Regions Financial Corp. said it will close or consolidate 50 branches and streamline back-office operations as part of a broad effort to contain expenses.
Executives from the $43.6 billion-asset Birmingham, Ala., banking company said in a presentation Thursday that the targeted branches are in low-growth areas and places where branches are "too close together." Expense control is a priority for the company this year, the executives said.
Like many other companies, Regions felt the ill effects of rising interest rates last year. Revenues rose 2% from 1999, but profits were flat as higher rates made lending less profitable. Meanwhile, expenses rose 5%.
During a presentation at Salomon Smith Barney's financial services investors conference, Carl E. Jones Jr., president and chief executive officer of Regions, said the company is trying to remake its image.
"We are moving toward being more than a bank, so we aren't so dependent on interest income," he said.
Acquiring Morgan Keegan Inc., a Nashville brokerage, will take Regions a long way to fulfilling that goal, Mr. Jones said.
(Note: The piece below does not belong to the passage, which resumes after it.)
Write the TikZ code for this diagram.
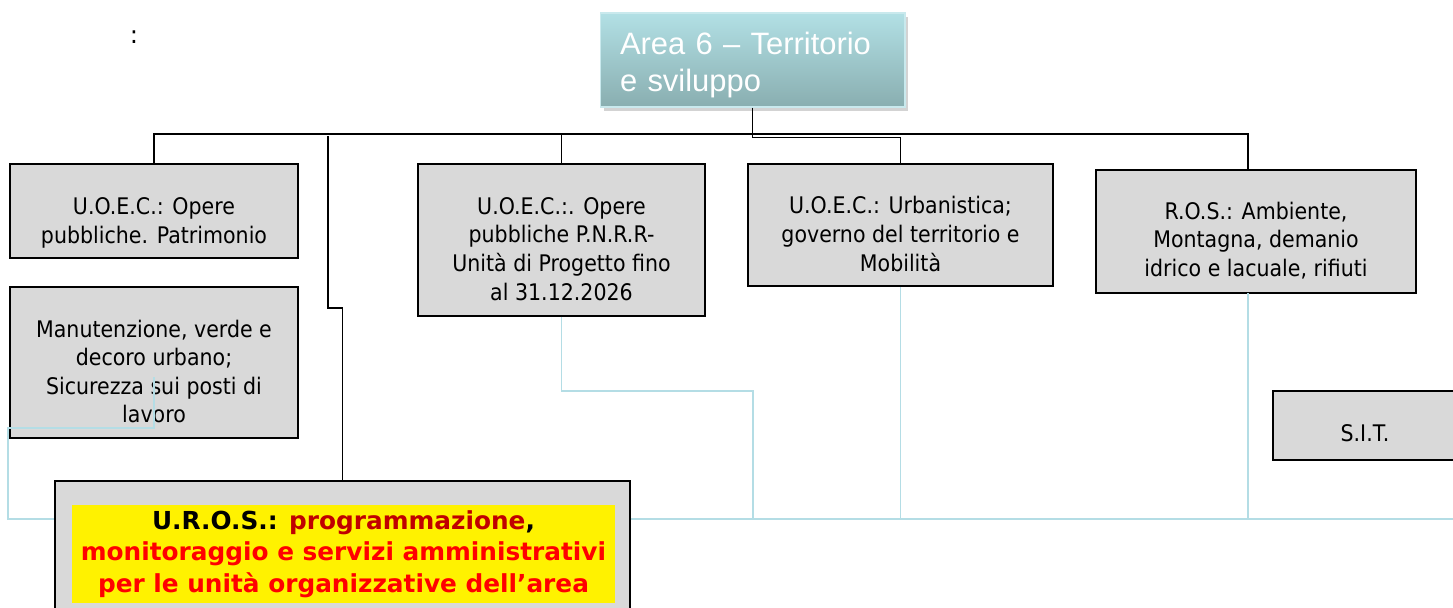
\documentclass[tikz,border=0pt]{standalone}
\usepackage{fontspec}
\setmainfont{DejaVu Sans}
\newfontfamily\areafont{Liberation Sans}
\newfontfamily\unitfont[FakeStretch=0.9]{DejaVu Sans}
\usetikzlibrary{shadows}

\definecolor{boxgray}{HTML}{D9D9D9}
\definecolor{tealline}{HTML}{B4DDE5}
\definecolor{areatop}{HTML}{B2E0E5}
\definecolor{areabottom}{HTML}{89AEB0}
\definecolor{urosred}{HTML}{FF0000}
\definecolor{urosdark}{HTML}{C00000}

\tikzset{
  unit/.style={draw=black, line width=1.1pt, fill=boxgray, inner sep=0pt},
  unittext/.style={align=center, inner sep=0pt, yshift=-0.18cm,
    font=\unitfont\fontsize{13}{16.3}\selectfont},
  area/.style={draw=areatop!70!white, line width=0.6pt, top color=areatop, bottom color=areabottom,
    text=white, align=left, inner sep=0pt, text width=5.3cm,
    font=\areafont\fontsize{17.6}{21}\selectfont,
    drop shadow={opacity=0.35, shadow xshift=2pt, shadow yshift=-2.5pt}},
  orgline/.style={draw=black, line width=1pt},
  subline/.style={draw=tealline, line width=1.1pt},
}

\begin{document}
\begin{tikzpicture}[x=0.02cm, y=-0.02cm]
\useasboundingbox (0,0) rectangle (1453,608);

\node (colon) at (134,37) {\fontsize{14}{16}\selectfont :};

\node[area, minimum width=6.1cm, minimum height=1.88cm] (area) at (752.5,60)
  {\rule{0pt}{18pt}Area 6 – Territorio\\e sviluppo};

\node[unit, minimum width=5.76cm, minimum height=1.88cm,
  label={[unittext, yshift=-0.06cm]center:U.O.E.C.: Opere\\pubbliche. Patrimonio}] (opere) at (154,211) {};
\node[unit, minimum width=5.76cm, minimum height=3.02cm,
  label={[unittext]center:Manutenzione, verde e\\decoro urbano;\\Sicurezza sui posti di\\lavoro}] (manut) at (154,362.5) {};
\node[unit, minimum width=5.74cm, minimum height=3.04cm,
  label={[unittext]center:U.O.E.C.:. Opere\\pubbliche P.N.R.R-\\Unità di Progetto fino\\al 31.12.2026}] (pnrr) at (561.5,240) {};
\node[unit, minimum width=6.1cm, minimum height=2.44cm,
  label={[unittext]center:U.O.E.C.: Urbanistica;\\governo del territorio e\\Mobilità}] (urb) at (900.5,225) {};
\node[unit, minimum width=6.4cm, minimum height=2.46cm,
  label={[unittext]center:R.O.S.: Ambiente,\\Montagna, demanio\\idrico e lacuale, rifiuti}] (ros) at (1256,231.5) {};
\node[unit, minimum width=3.68cm, minimum height=1.38cm,
  label={[unittext, yshift=0.02cm]center:S.I.T.}] (sit) at (1365,425.5) {};

\node[unit, minimum width=11.5cm, minimum height=2.88cm] (uros) at (342.5,553) {};
\node[fill=yellow, minimum width=10.86cm, minimum height=1.96cm, inner sep=0pt, align=center,
  text=urosred, font=\bfseries\fontsize{14.1}{17.8}\selectfont] (urosText) at (343.5,554)
  {\textcolor{black}{U.R.O.S.:} \textcolor{urosdark}{programmazione}\textcolor{black}{,}\\
   monitoraggio e servizi amministrativi\\per le unità organizzative dell’area};

\coordinate (busR) at (1248,134);
\coordinate (urosTap) at (328,136);
\draw[orgline] (area.south) -- ++(0,30) -| (urb.north);
\draw[orgline] (opere.north) |- (busR) -- (busR |- ros.north);
\draw[orgline] (pnrr.north) -- (pnrr.north |- busR);
\draw[orgline] (urosTap) -- ++(0,172) -| (uros.north);

\coordinate (rail) at (1453,519);
\coordinate (pnrrBend) at (753,391);
\coordinate (rosTap) at (1248,293);
\coordinate (manutTap) at (154,377);
\draw[subline] (uros.east |- rail) -- (rail);
\draw[subline] (pnrr.south) |- (pnrrBend) -- (pnrrBend |- rail);
\draw[subline] (urb.south) -- (urb.south |- rail);
\draw[subline] (rosTap) -- (rosTap |- rail);
\draw[subline] (manutTap) |- (8,428) |- (uros.west |- rail);

\end{tikzpicture}
\end{document}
Regions is scheduled to close the $789 million purchase in the next three months.
The deal would bring Regions capabilities in retail and institutional brokerage, fixed income, asset management, equity capital markets, investment banking, and mergers and acquisitions advisory, and boost its proportion of revenues from fees - instead of interest income - to 40% from the current 30%.
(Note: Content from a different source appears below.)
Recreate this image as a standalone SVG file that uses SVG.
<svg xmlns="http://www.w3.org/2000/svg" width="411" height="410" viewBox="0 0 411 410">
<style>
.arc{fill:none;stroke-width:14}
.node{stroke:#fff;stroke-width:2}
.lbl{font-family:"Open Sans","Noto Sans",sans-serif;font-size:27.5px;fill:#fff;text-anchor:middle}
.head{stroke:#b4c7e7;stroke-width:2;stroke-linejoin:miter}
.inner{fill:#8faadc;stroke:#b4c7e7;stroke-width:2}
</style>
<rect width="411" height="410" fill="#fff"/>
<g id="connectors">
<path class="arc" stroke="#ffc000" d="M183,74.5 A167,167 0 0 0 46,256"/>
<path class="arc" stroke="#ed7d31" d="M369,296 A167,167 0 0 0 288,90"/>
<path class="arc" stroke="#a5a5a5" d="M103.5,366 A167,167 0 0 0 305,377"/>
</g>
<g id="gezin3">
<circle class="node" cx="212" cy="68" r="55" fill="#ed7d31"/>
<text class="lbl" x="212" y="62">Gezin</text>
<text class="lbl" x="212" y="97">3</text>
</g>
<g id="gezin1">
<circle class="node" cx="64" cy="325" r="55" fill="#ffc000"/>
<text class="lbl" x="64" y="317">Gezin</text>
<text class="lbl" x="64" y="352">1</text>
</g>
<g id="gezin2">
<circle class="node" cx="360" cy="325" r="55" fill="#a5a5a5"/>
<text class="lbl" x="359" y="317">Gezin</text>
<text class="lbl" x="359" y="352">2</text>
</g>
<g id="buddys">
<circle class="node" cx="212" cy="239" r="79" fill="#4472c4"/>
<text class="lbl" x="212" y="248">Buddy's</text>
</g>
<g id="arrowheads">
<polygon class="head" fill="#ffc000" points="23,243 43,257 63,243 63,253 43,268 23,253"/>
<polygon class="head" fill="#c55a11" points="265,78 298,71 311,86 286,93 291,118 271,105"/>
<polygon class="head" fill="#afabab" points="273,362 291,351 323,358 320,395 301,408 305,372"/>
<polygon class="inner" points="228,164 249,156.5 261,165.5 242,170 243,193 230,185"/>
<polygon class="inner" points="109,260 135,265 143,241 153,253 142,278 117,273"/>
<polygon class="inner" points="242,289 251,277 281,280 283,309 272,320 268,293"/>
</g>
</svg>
Morgan Keegan would also bring an additional client base to which Regions could cross-sell its banking products. Morgan Keegan has 600 retail brokers and 54 offices in 13 states. The combined company would have 961 brokers in 14 states.
Regions plans to use Morgan Keegan's MOR Account, a combination brokerage and banking product, to win new customers.
The company has been busy as a buyer, making an average of around nine deals a year the last 10 years. Mr. Jones said he intends to focus on closing the Morgan Keegan deal over the next 90 days, but then all bets are off.
"It's a line of business for us to acquire commercial banks and other specialty-type financial services providers," he said. "I would expect us to get back into the market."